= System quarterback =

Pejorative American football term

A system quarterback is a quarterback in American football who flourishes under a particular offensive system, specifically one that focuses on passing. The term is often seen as a pejorative, for it implicitly downplays a quarterback's talent or skill by implying that a successful offense is due to a particular scheme or that a quarterback is successful due to his employment under specific circumstances.
Russ Lande of Sporting News traced the term's etymology, or at least currency, to the early 1990s, when two University of Houston quarterbacks failed to carry college success into their professional careers. First, Andre Ware, in head coach Jack Pardee and offensive coordinator John Jenkins's run and shoot offense, had a record-setting 1989 season that culminated in a Heisman Trophy.

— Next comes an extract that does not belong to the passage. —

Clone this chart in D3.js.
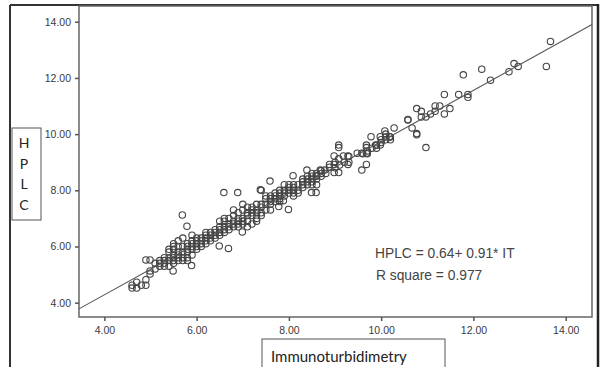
<!DOCTYPE html>
<html><head><meta charset="utf-8">
<script src="https://cdn.jsdelivr.net/npm/d3@7"></script>
<style>body{margin:0;background:#fff}svg{display:block}</style>
</head><body><svg id="c" width="602" height="367"></svg>
<script>
const xTicks = [4, 6, 8, 10, 12, 14];
const yTicks = [4, 6, 8, 10, 12, 14];
const fitIntercept = 0.64, fitSlope = 0.91;
const fitLabel = "HPLC = 0.64+ 0.91* IT";
const r2Label = "R square = 0.977";
const xTitle = "Immunoturbidimetry";
const yTitle = ["H", "P", "L", "C"];
// Immunoturbidimetry values
const itValues = [
13.67,13.58,12.97,12.88,12.77,12.37,12.18,11.78,11.88,11.88,11.68,11.37,11.49,11.37,11.27,11.17,11.17,11.07,10.97,10.87,10.87,10.77,10.97,10.77,10.77,10.67,10.58,10.58,10.28,10.18,10.08,9.98,9.98,9.88,9.78,9.68,9.68,9.68,9.68,9.58,9.58,9.48,9.28,9.28,9.18,9.08,9.08,9.08,9.08,8.98,8.98,8.98,8.88,8.88,8.78,8.68,8.59,8.59,8.49,8.39,8.09,7.99,7.59,7.38,7.88,7.78,6.89,6.59,5.69,5.79,6.99,6.49,6.69,5.89,5.49,4.90,4.99,4.90,4.90,4.80,4.70,4.60,4.60,4.70,4.99,4.99,
9.7,9.8,9.9,9.9,10.0,10.0,10.1,10.1,9.6,9.7,10.2,10.2,10.1,9.2,9.3,9.3,9.0,9.1,9.0,
5.1,5.1,5.2,5.2,5.2,5.3,5.3,5.3,5.3,5.4,5.4,5.4,5.4,5.4,5.5,5.5,5.5,5.5,5.5,5.5,5.5,
5.6,5.6,5.6,5.6,5.6,5.6,5.7,5.7,5.7,5.7,5.7,5.8,5.8,5.8,5.8,5.8,5.8,5.9,5.9,5.9,5.9,5.9,5.9,
6.0,6.0,6.0,6.0,6.0,6.1,6.1,6.1,6.1,6.2,6.2,6.2,6.2,6.2,6.3,6.3,6.3,6.3,6.4,6.4,6.4,6.4,
6.5,6.5,6.5,6.5,6.5,6.6,6.6,6.6,6.6,6.6,6.7,6.7,6.7,6.7,6.8,6.8,6.8,6.8,6.8,6.9,6.9,6.9,6.9,6.9,
7.0,7.0,7.0,7.0,7.0,7.1,7.1,7.1,7.1,7.1,7.2,7.2,7.2,7.2,7.2,7.3,7.3,7.3,7.3,7.3,7.4,7.4,7.4,7.4,7.4,
7.5,7.5,7.5,7.5,7.6,7.6,7.6,7.6,7.6,7.7,7.7,7.7,7.7,7.8,7.8,7.8,7.8,7.8,7.9,7.9,7.9,7.9,
8.0,8.0,8.0,8.0,8.1,8.1,8.1,8.1,8.1,8.2,8.2,8.2,8.3,8.3,8.3,8.3,8.4,8.4,8.4,8.4,
8.5,8.5,8.5,8.5,8.5,8.6,8.6,8.6,8.6,8.7,8.7,8.7,8.8
];
// HPLC values
const hplcValues = [
13.30,12.41,12.41,12.51,12.22,11.92,12.31,12.11,11.41,11.31,11.41,11.41,10.91,10.72,11.00,11.00,10.81,10.72,10.61,10.81,10.61,10.91,9.52,10.02,9.98,10.22,10.52,10.50,10.22,9.91,10.11,9.91,9.61,9.61,9.91,9.61,9.52,9.32,8.92,8.72,9.32,9.32,9.22,8.92,9.22,9.61,9.52,9.12,8.63,9.22,8.92,8.63,8.92,8.82,8.72,8.72,8.52,7.92,7.92,8.72,8.52,7.32,8.33,8.02,7.63,7.42,7.92,7.92,7.12,6.72,6.52,6.02,5.93,5.32,5.13,5.52,5.52,4.82,4.62,4.62,4.73,4.62,4.52,4.52,5.02,5.13,
9.4,9.5,9.6,9.5,9.7,9.8,9.9,9.8,9.3,9.3,9.8,9.9,10.0,9.0,9.0,9.2,8.8,8.9,9.0,
5.2,5.4,5.3,5.4,5.5,5.3,5.4,5.5,5.6,5.3,5.5,5.6,5.8,5.9,5.4,5.5,5.6,5.7,5.9,6.0,6.1,
5.5,5.6,5.7,5.8,6.0,6.2,5.5,5.6,5.8,6.0,6.3,5.6,5.8,5.9,6.0,6.1,5.5,5.7,5.9,6.0,6.1,6.2,6.4,
5.9,6.0,6.1,6.2,6.3,6.0,6.1,6.2,6.3,6.1,6.2,6.3,6.4,6.5,6.2,6.3,6.4,6.5,6.3,6.4,6.5,6.6,
6.4,6.5,6.6,6.7,6.9,6.5,6.6,6.7,6.9,7.0,6.6,6.7,6.8,7.0,6.7,6.8,6.9,7.1,7.3,6.7,6.8,6.9,7.0,7.2,
6.8,6.9,7.0,7.3,7.5,6.7,6.9,7.1,7.2,7.4,6.8,7.1,7.2,7.3,7.4,6.9,7.0,7.2,7.3,7.5,7.1,7.2,7.4,7.5,8.0,
7.3,7.5,7.7,7.8,7.3,7.5,7.6,7.7,7.8,7.6,7.7,7.8,7.9,7.6,7.7,7.8,7.9,8.0,7.8,7.9,8.0,8.2,
7.9,8.0,8.1,8.2,7.8,7.9,8.0,8.1,8.2,7.9,8.0,8.2,8.1,8.2,8.3,8.4,8.2,8.3,8.4,8.5,
8.2,8.3,8.4,8.5,8.6,8.2,8.4,8.5,8.6,8.5,8.6,8.7,8.6
];

const svg = d3.select("#c");
const L = 79, R = 592, T = 6, B = 317;
const x = d3.scaleLinear().domain([3.45, 14.57]).range([L, R]);
const y = d3.scaleLinear().domain([3.49, 14.56]).range([B, T]);

// outer frame
svg.append("line").attr("x1",10).attr("x2",598).attr("y1",5).attr("y2",5).attr("stroke","#333").attr("stroke-width",2);
svg.append("line").attr("x1",10).attr("x2",10).attr("y1",5).attr("y2",367).attr("stroke","#333").attr("stroke-width",2);
svg.append("line").attr("x1",598).attr("x2",598).attr("y1",4).attr("y2",367).attr("stroke","#222").attr("stroke-width",2.5);

// plot frame
svg.append("rect").attr("x",L).attr("y",T).attr("width",R-L).attr("height",B-T)
  .attr("fill","none").attr("stroke","#666").attr("stroke-width",1.5);

const gx = svg.append("g").attr("transform",`translate(0,${B})`)
  .call(d3.axisBottom(x).tickValues(xTicks).tickFormat(d3.format(".2f")).tickSize(4).tickSizeOuter(0));
const gy = svg.append("g").attr("transform",`translate(${L},0)`)
  .call(d3.axisLeft(y).tickValues(yTicks).tickFormat(d3.format(".2f")).tickSize(4).tickSizeOuter(0));
[gx, gy].forEach(g => {
  g.select(".domain").remove();
  g.selectAll("line").attr("stroke","#555").attr("stroke-width",1.5);
  g.selectAll("text").attr("fill","#3a3a3a").style("font-family","Liberation Sans, Arial, sans-serif")
    .style("font-size","10.5px");
});
gx.selectAll("text").attr("dy","0.95em");
gy.selectAll("text").attr("dx","-1px");

// points
const pts = itValues.map((v,i)=>({x:v,y:hplcValues[i]}));
svg.append("g").selectAll("circle").data(pts).join("circle")
  .attr("cx",d=>x(d.x)).attr("cy",d=>y(d.y)).attr("r",3.2)
  .attr("fill","none").attr("stroke","#444").attr("stroke-width",1.1);

// fit line
const xd = x.domain();
svg.append("line")
  .attr("x1",x(xd[0])).attr("y1",y(fitIntercept+fitSlope*xd[0]))
  .attr("x2",x(xd[1])).attr("y2",y(fitIntercept+fitSlope*xd[1]))
  .attr("stroke","#555").attr("stroke-width",1.1);

// annotations
svg.append("text").attr("x",375).attr("y",258).text(fitLabel)
  .attr("fill","#444").style("font-family","Liberation Sans, Arial, sans-serif").style("font-size","13.8px");
svg.append("text").attr("x",376).attr("y",280).text(r2Label)
  .attr("fill","#444").style("font-family","Liberation Sans, Arial, sans-serif").style("font-size","13.8px");

// y title box
svg.append("rect").attr("x",12).attr("y",128).attr("width",29).attr("height",92)
  .attr("fill","#fff").attr("stroke","#555").attr("stroke-width",1);
yTitle.forEach((c,i)=>{
  svg.append("text").attr("x",24).attr("y",148+i*20.5).attr("text-anchor","middle").text(c)
    .attr("fill","#222").style("font-family","Lato, 'Open Sans', sans-serif").style("font-size","14px");
});
// x title box
svg.append("rect").attr("x",262).attr("y",339).attr("width",183).attr("height",40)
  .attr("fill","#fff").attr("stroke","#555").attr("stroke-width",1);
svg.append("text").attr("x",271).attr("y",362).text(xTitle)
  .attr("fill","#222").style("font-family","Lato, 'Open Sans', sans-serif").style("font-size","15px");
</script></body></html>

He was the seventh overall pick in the 1990 NFL draft, but did not have success in either the National Football League (NFL) or the Canadian Football League (CFL). David Klingler took over for Ware at UH and was the sixth overall pick in the 1992 NFL draft. He too, failed to find exceptional success in the NFL.

==Usage==
Recently, the appellation was commonly applied to Texas Tech quarterbacks that operated under former head coach Mike Leach and offensive coordinator Dana Holgorsen's spread offense. In the 2000s, the school had several different quarterbacks that threw in excess of 4,000 yards in a season. According to some pundits, this demonstrated that the quarterback had simply been an interchangeable part in a prolific passing offense. Some Texas Tech quarterbacks, with their college tenure in parentheses, described as such include:
- Sonny Cumbie (2001–2004), threw for 4,742 yards his senior year.
- Graham Harrell (2004–2008), threw for 4,555, 5,705, and 5,111 yards his last three years.
- Cody Hodges (2001–2005), threw for 4,238 yards his senior year.
- Kliff Kingsbury (1998–2002), passed for 4,642 yards his senior year.
- B. J. Symons (2000–2003), threw for 5,336 yards his senior year.

The label is not restricted to Texas Tech, however, and pundits and coaches have referred to players from several other schools as benefiting from systems. In 2007, then Hawaii head coach and offensive coordinator June Jones infamously defended his own alleged system quarterback, Colt Brennan, by making the counter-accusation against Tim Tebow of Florida. Players from schools other than Texas Tech that were described as system quarterbacks include:
- Colt Brennan – Hawaii (2005–2007), under June Jones's run and shoot offense.
- Timmy Chang – Hawaii (2000–2004), under June Jones's run and shoot.
- Chase Daniel – Missouri (2005–2008), under Dave Christensen's spread offense.
- Dennis Dixon – Oregon (2003–2007), under Mike Belloti's spread offense.
- Connor Halliday – Washington State (2011–2014), under Mike Leach's spread offense in his years post-Texas Tech.
- David Klingler – Houston (1988–1991), under John Jenkins's run and shoot.
- Kevin Kolb – Houston (2003–2006), under Art Briles's spread offense.
- Marcus Mariota – Oregon (2012–2014), 2014 Heisman Trophy winner, under Chip Kelly and Mark Helfrich's spread offense
- Tim Tebow – Florida (2006–2009), 2007 Heisman Trophy winner, under Dan Mullen's spread option.
- Gino Torretta – Miami (FL) (1989–1992), 1992 Heisman Trophy winner, under Bob Bratkowski's pro-style offense.
- Andre Ware – Houston (1987–1989), 1989 Heisman Trophy winner, under John Jenkins's run and shoot offense.

The term has even been applied to highly successful players. One notable example is Tom Brady, an instance where critics credit his success to coaches Josh McDaniels or Bill Belichick. Even after winning multiple Super Bowls and MVPs, some pundits continued to use the label, illustrating how, even when applied to players with proven individual excellence, the term "system quarterback" can carry a dismissive tone.